On second thought, I will post.

I was late to class today (shouldn't have come to school at all). Knowing that it would be stupid to stop in to June's class for 15 minutes, I decided to visit Maureen and pick up my assignments from last semester.

Proud of my magazine design, I decided to show it off to Josie, who had expressed interest last semester. She was especially curious to see what I was able to put together after all of the computer hassels I encountered (or brought on myself...opinions vary depending on who you talk to).

This all went down in the work room, where, due to the format of our midday class, people were strolling in and out of quite frequently. One classmate came in and saw that I had my magazine sitting there. She asked if I had picked it up today, which I told her that I had. Her curiosity took over, and she asked if she could see it. Proudly, I said yes and handed it over. I can't remember how the conversation went exactly, but she commented about how I had extra time to finish it. I defended myself saying that my computer fucked up and that it wasn't my fault. She countered with (and I don't quote here, but paraphrase) "Well, we were told at the beginning that we were responsible for backing up our work and that computer problems weren't going to be accepted as excuses."

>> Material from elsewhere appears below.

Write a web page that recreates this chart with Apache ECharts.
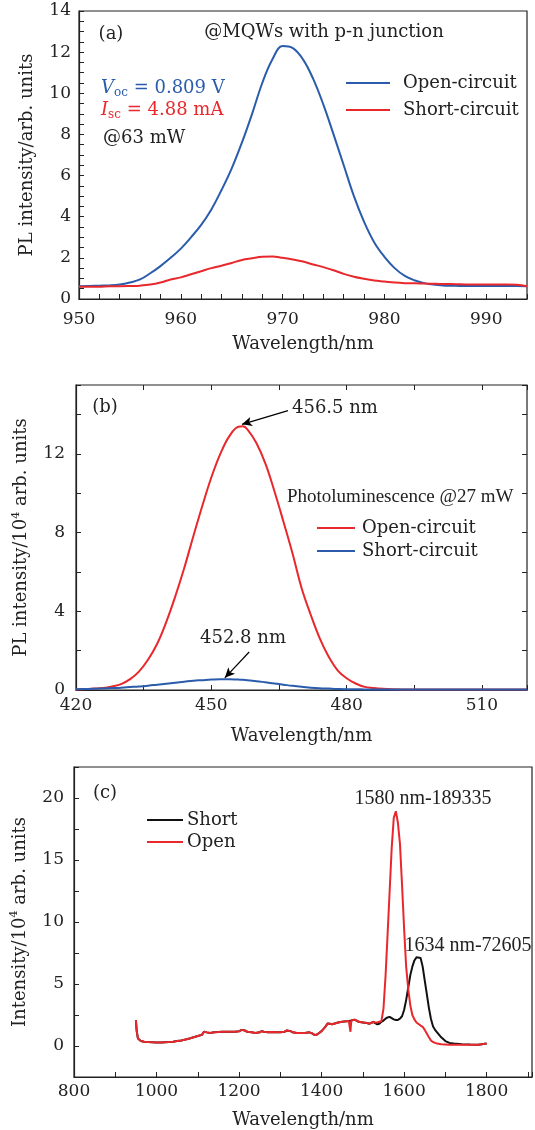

I was stunned. I knew that I had fucked up with the computer thing. I had worked for 12 hours that day, and shut off the computer forgetting to back up. It was a freak thing. I was tired. It was nearly 1 am. And I forgot. I'm an honest and hardworking person, and I made sure that when I was granted an extension, I didn't work on the project any longer that I would have if I had worked all weekend on it.

The nastiness of the comment stung me. And although I am a very forgiving person, I'm not sure if I can ever forgive this moment. If the situation were reversed, I wouldn't be this way to this classmate. I know that she, like me, has a very solid work ethic, and that any missed deadline would not be the result of laziness or procrastination. It would be an honest and freaky mistake. I would have thought that she would think the same of my situation, but apparently not.

I think that I learned my biggest lesson on professionalism this semester: sometimes professionalism can get in the way of friendships, logic, and decency.

Now I have to ask, and please be honest: Did it bother any of you that I got to hand in my magazine a few days later than everyone else?